What are the desirable properties for cables of suspend bridge?
Gold and silver are better conductors than copper, why copper instead
of silver or gold is used for electrical wires? Is aluminum a suitable
metal for electrical wires?
Why is fatigue strength very difficult to define and measure?
How many parameters are required to specify a color? Explain why?
What methods are available for surface analysis?

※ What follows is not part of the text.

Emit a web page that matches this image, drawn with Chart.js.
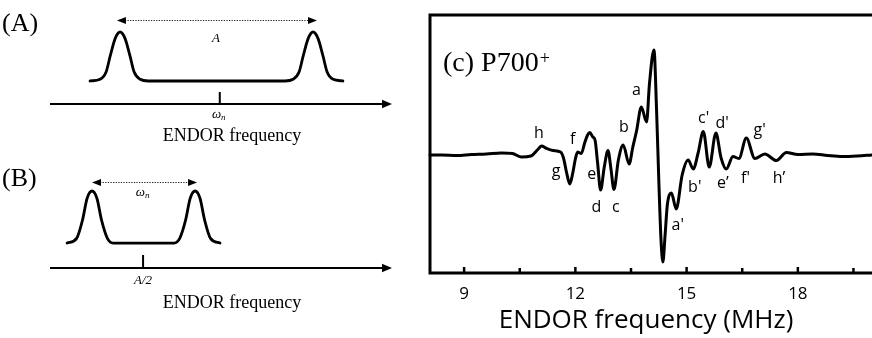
<!DOCTYPE html>
<html>
<head>
<meta charset="utf-8">
<title>ENDOR spectra</title>
<script src="https://cdn.jsdelivr.net/npm/chart.js@4.4.1/dist/chart.umd.min.js"></script>
<style>
  html, body { margin:0; padding:0; background:#ffffff; width:872px; height:338px; overflow:hidden; }
  #stage { position:relative; width:872px; height:338px; }
  #stage canvas { position:absolute; display:block; }
</style>
</head>
<body>
<div id="stage">
  <canvas id="panelA" width="400" height="165" style="left:0px;top:0px"></canvas>
  <canvas id="panelB" width="400" height="173" style="left:0px;top:165px"></canvas>
  <canvas id="panelC" width="472" height="338" style="left:400px;top:0px"></canvas>
</div>
<script>
// ---------- Panel (c): P700+ ENDOR spectrum ----------
const freqMHz = [8.08, 8.4, 8.8, 9.2, 9.6, 10.0, 10.3, 10.55, 10.8, 11.0, 11.09, 11.2, 11.4, 11.6, 11.68,
  11.76, 11.85, 11.93, 12.0, 12.06, 12.16, 12.25, 12.33, 12.39, 12.47, 12.53, 12.6, 12.68, 12.78, 12.88,
  12.96, 13.04, 13.16, 13.29, 13.45, 13.55, 13.65, 13.78, 13.92, 14.0, 14.12, 14.19, 14.25, 14.31, 14.36,
  14.42, 14.48, 14.59, 14.72, 14.88, 15.04, 15.18, 15.31, 15.45, 15.61, 15.79, 15.93, 16.07, 16.25, 16.41,
  16.61, 16.84, 17.11, 17.42, 17.69, 18.0, 18.4, 18.8, 19.2, 19.6, 20.0];
const endorSignal = [0, 0, -0.5, 0.5, 1, 2, 1.5, -2, -1, 6, 9, 7, 4.5, 3, -3,
  -17, -29, -18, -4, 3, 1.5, 12, 20, 22.5, 18, 15, -8, -35, -12, 4.5,
  -14, -34.5, -5, 10, -9, 8, 24, 48, 33, 72, 105, 45, -25, -85, -107,
  -80, -50, -38, -54, -20, -5, -14, 2, 23.5, -12, 22, -3, -14, -1.5, -3.5,
  17, -3.5, 1, -5.5, 2.5, 0.5, 1, -0.5, -1.5, -1, 0];
const majorTickValues = [9, 12, 15, 18];
const peakNames = ["h", "g", "f", "e", "d", "c", "b", "a", "a'", "b'", "c'", "d'", "e\u2019", "f'", "g'", "h\u2019"];
const peakNameFreq = [11.02, 11.48, 11.93, 12.44, 12.57, 13.09, 13.31, 13.65, 14.76, 15.22, 15.46, 15.96, 15.98, 16.59, 16.97, 17.49];
const peakNameSignal = [21.7, -16.7, 16, -19.5, -52, -52, 27.5, 64.3, -70, -32.5, 37, 31.3, -28.8, -23.3, 25, -23.3];
const panelCTitle = "(c) P700";
const axisTitleC = "ENDOR frequency (MHz)";

// ---------- Schematic (A) ----------
const schemAFreq = [4.64, 5.05, 5.30, 5.46, 5.67, 5.87, 6.07, 6.28, 6.44, 6.69, 7.02,
  12.62, 12.95, 13.20, 13.36, 13.57, 13.77, 13.97, 14.18, 14.34, 14.59, 14.99];
const schemAAmp = [0, 0.035, 0.19, 0.5, 0.87, 1, 0.87, 0.5, 0.19, 0.035, 0,
  0, 0.035, 0.19, 0.5, 0.87, 1, 0.87, 0.5, 0.19, 0.035, 0];
// ---------- Schematic (B) ----------
const schemBFreq = [3.70, 4.09, 4.33, 4.52, 4.72, 4.92, 5.11, 5.35, 5.58,
  8.08, 8.31, 8.55, 8.74, 8.94, 9.14, 9.33, 9.57, 9.96];
const schemBAmp = [0, 0.09, 0.44, 0.86, 1, 0.86, 0.44, 0.09, 0,
  0, 0.09, 0.44, 0.86, 1, 0.86, 0.44, 0.09, 0];
const schemAxisLabel = "ENDOR frequency";

const SERIF = '"Liberation Serif", "Times New Roman", serif';
const SANS = '"Open Sans", "DejaVu Sans", sans-serif';

function arrowHead(ctx, x, y, dir, len, half) {
  ctx.beginPath();
  ctx.moveTo(x, y);
  ctx.lineTo(x - dir * len, y - half);
  ctx.lineTo(x - dir * len, y + half);
  ctx.closePath();
  ctx.fill();
}

// draws italic main glyph with italic subscript, centred at cx, baseline by
function drawSubLabel(ctx, main, sub, cx, by, size) {
  ctx.font = 'italic ' + size + 'px ' + SERIF;
  const w1 = ctx.measureText(main).width;
  ctx.font = 'italic ' + Math.round(size * 0.72) + 'px ' + SERIF;
  const w2 = sub ? ctx.measureText(sub).width : 0;
  const x0 = cx - (w1 + w2) / 2;
  ctx.textAlign = 'left';
  ctx.textBaseline = 'alphabetic';
  ctx.font = 'italic ' + size + 'px ' + SERIF;
  ctx.fillText(main, x0, by);
  if (sub) {
    ctx.font = 'italic ' + Math.round(size * 0.72) + 'px ' + SERIF;
    ctx.fillText(sub, x0 + w1, by + 2);
  }
}

const schematicPlugin = {
  id: 'schematic',
  afterDatasetsDraw(chart, args, o) {
    const { ctx, chartArea: ca, scales: { x, y } } = chart;
    ctx.save();
    ctx.fillStyle = '#000';
    ctx.strokeStyle = '#000';
    // frequency axis with arrow
    ctx.lineWidth = 2;
    ctx.beginPath();
    ctx.moveTo(ca.left, ca.bottom);
    ctx.lineTo(ca.right - 6, ca.bottom);
    ctx.stroke();
    arrowHead(ctx, ca.right, ca.bottom, 1, 10, 4.2);
    // centre tick
    const tx = x.getPixelForValue(o.tickAt);
    ctx.lineWidth = 2;
    ctx.beginPath();
    ctx.moveTo(tx, ca.bottom);
    ctx.lineTo(tx, ca.bottom - o.tickLen);
    ctx.stroke();
    // dotted double arrow
    const x1 = x.getPixelForValue(o.spanFrom), x2 = x.getPixelForValue(o.spanTo);
    const ay = Math.round(y.getPixelForValue(o.spanLevel)) + 0.5;
    ctx.strokeStyle = '#222';
    ctx.lineWidth = 1;
    ctx.setLineDash([1.3, 1.3]);
    ctx.beginPath();
    ctx.moveTo(x1 + 8, ay);
    ctx.lineTo(x2 - 8, ay);
    ctx.stroke();
    ctx.setLineDash([]);
    arrowHead(ctx, x1, ay, -1, 9, 3.4);
    arrowHead(ctx, x2, ay, 1, 9, 3.4);
    // labels
    drawSubLabel(ctx, o.spanMain, o.spanSub, (x1 + x2) / 2 + o.spanDx, ay + o.spanDy, o.spanSize);
    drawSubLabel(ctx, o.tickMain, o.tickSub, tx + o.tickDx, ca.bottom + o.tickDy, o.tickSize);
    ctx.textAlign = 'left';
    ctx.textBaseline = 'alphabetic';
    ctx.font = '26px ' + SERIF;
    ctx.fillText(o.panel, 2, o.panelBase);
    ctx.textAlign = 'center';
    ctx.font = '18px ' + SERIF;
    ctx.fillText(schemAxisLabel, 232, o.axisBase);
    ctx.restore();
  }
};

function makeSchematic(id, fr, amp, pad, yMin, yMax, o) {
  return new Chart(document.getElementById(id), {
    type: 'line',
    data: {
      datasets: [{
        data: fr.map((f, i) => ({ x: f, y: amp[i] })),
        borderColor: '#000', borderWidth: 2.8, pointRadius: 0, fill: false,
        cubicInterpolationMode: 'monotone', borderJoinStyle: 'round', borderCapStyle: 'round'
      }]
    },
    options: {
      responsive: false, animation: false, devicePixelRatio: 1,
      layout: { padding: pad },
      plugins: { legend: { display: false }, tooltip: { enabled: false }, schematic: o },
      scales: {
        x: { type: 'linear', display: false, min: 3, max: 17 },
        y: { display: false, min: yMin, max: yMax }
      }
    },
    plugins: [schematicPlugin]
  });
}

makeSchematic('panelA', schemAFreq, schemAAmp, { left: 50, right: 8, top: 7.5, bottom: 61 }, -0.47, 1.5, {
  tickAt: 9.95, tickLen: 12,
  spanFrom: 5.74, spanTo: 13.93, spanLevel: 1.245,
  spanMain: 'A', spanSub: '', spanDx: -1, spanDy: 21, spanSize: 13,
  tickMain: '\u03C9', tickSub: 'n', tickDx: -1, tickDy: 14, tickSize: 13,
  panel: '(A)', panelBase: 31, axisBase: 141
});
makeSchematic('panelB', schemBFreq, schemBAmp, { left: 50, right: 8, top: 5.2, bottom: 70 }, -0.48, 1.4, {
  tickAt: 6.81, tickLen: 13,
  spanFrom: 4.72, spanTo: 9.02, spanLevel: 1.173,
  spanMain: '\u03C9', spanSub: 'n', spanDx: -2, spanDy: 13, spanSize: 13,
  tickMain: 'A/2', tickSub: '', tickDx: 0, tickDy: 16, tickSize: 13,
  panel: '(B)', panelBase: 21, axisBase: 142.7
});

// ---------- Panel (c) chart ----------
const EXTEND_RIGHT = 10; // the frame and trace run past the plot area to the figure edge
const endorFramePlugin = {
  id: 'endorFrame',
  beforeDatasetsDraw(chart) {
    const { ctx, chartArea: { left, top, right, bottom }, scales: { x } } = chart;
    ctx.save();
    ctx.strokeStyle = '#000';
    ctx.lineWidth = 3;
    ctx.lineCap = 'square';
    ctx.beginPath();
    ctx.moveTo(right + EXTEND_RIGHT + 3, top);
    ctx.lineTo(left, top);
    ctx.lineTo(left, bottom);
    ctx.lineTo(right + EXTEND_RIGHT + 3, bottom);
    ctx.stroke();
    ctx.lineCap = 'butt';
    ctx.lineWidth = 2.5;
    x.ticks.forEach(t => {
      const px = x.getPixelForValue(t.value);
      const major = majorTickValues.includes(t.value);
      ctx.beginPath();
      ctx.moveTo(px, bottom);
      ctx.lineTo(px, bottom - (major ? 6 : 5));
      ctx.stroke();
    });
    ctx.restore();
  },
  afterDatasetsDraw(chart) {
    const { ctx, chartArea, scales: { x, y } } = chart;
    ctx.save();
    ctx.fillStyle = '#000';
    ctx.font = '16px ' + SANS;
    ctx.textAlign = 'center';
    ctx.textBaseline = 'middle';
    peakNames.forEach((n, i) => {
      ctx.fillText(n, x.getPixelForValue(peakNameFreq[i]), y.getPixelForValue(peakNameSignal[i]));
    });
    ctx.textAlign = 'left';
    ctx.textBaseline = 'alphabetic';
    ctx.font = '28px ' + SERIF;
    const tx = chartArea.left + 13, ty = chartArea.top + 56;
    ctx.fillText(panelCTitle, tx, ty);
    const w = ctx.measureText(panelCTitle).width;
    ctx.font = '18px ' + SERIF;
    ctx.fillText('+', tx + w + 1, ty - 7);
    ctx.restore();
  }
};

new Chart(document.getElementById('panelC'), {
  type: 'line',
  data: {
    datasets: [{
      data: freqMHz.map((f, i) => ({ x: f, y: endorSignal[i] })),
      borderColor: '#000', borderWidth: 3, pointRadius: 0, fill: false,
      cubicInterpolationMode: 'monotone', borderJoinStyle: 'round', borderCapStyle: 'round',
      clip: { left: 2, top: 2, right: EXTEND_RIGHT, bottom: 2 }
    }]
  },
  options: {
    responsive: false, animation: false, devicePixelRatio: 1,
    layout: { padding: { left: 30, top: 15, right: EXTEND_RIGHT, bottom: 0 } },
    plugins: { legend: { display: false }, tooltip: { enabled: false } },
    scales: {
      x: {
        type: 'linear', min: 8.08, max: 19.73,
        grid: { display: false, drawTicks: false },
        border: { display: false },
        ticks: {
          stepSize: 1.5, includeBounds: false, autoSkip: false, maxRotation: 0, padding: 11,
          color: '#000', font: { family: SANS, size: 17 },
          callback: v => (majorTickValues.includes(v) ? String(v) : '')
        },
        title: { display: true, text: axisTitleC, color: '#000', font: { family: SANS, size: 26 }, padding: { top: 0, bottom: 2 } },
        afterFit: s => { s.height = 65; }
      },
      y: { display: false, min: -118, max: 140 }
    }
  },
  plugins: [endorFramePlugin]
});
</script>
</body>
</html>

What are dimensional properties?
Shear characteristics
Shear stress is a pair of force applied in opposite direction
but in a sliding fashion. In response to the shear stress, a material
deforms. Usually, shear stress causes adjacent laminar elements of a
solid body to slide over each other of. In the case of homogeneous
isotopic elastic medium, the ratio of shear strain to the shear stress
is called shear modulus. Shear strength is the stress, usually
expressed in force unit per unit area, required to produce fracture
when impressed perpendicular upon the cross-section of a material.
Fatigue strength
We all experience that repeated bending of a steel wire on the same
kink-point results in breaking it. Repeated loading and unloading of
a specific stress on a piece of material till it fails is called
fatigue strength or endurance limit. The stress can be tensile,
compressed, shear, bending, or a combination of these. Fatigue
strengths are hard to measure because of the varying and many
stress types. Usually some percentage of tensile and compression
strength are taken as a possible fatigue strength. Engineering designs
allow wide margins for safety to avoid failure due to fatigue.
Appearance and Dimensional Properties
Color and surface finish give an object an appearance, which is
a very important factor in engineering and commercial products.
Combining color and surface finish gives artistic designs appealing to
customers.
Activities
Why is diamond the hardest substance? Explain the reason based on its crystal structure.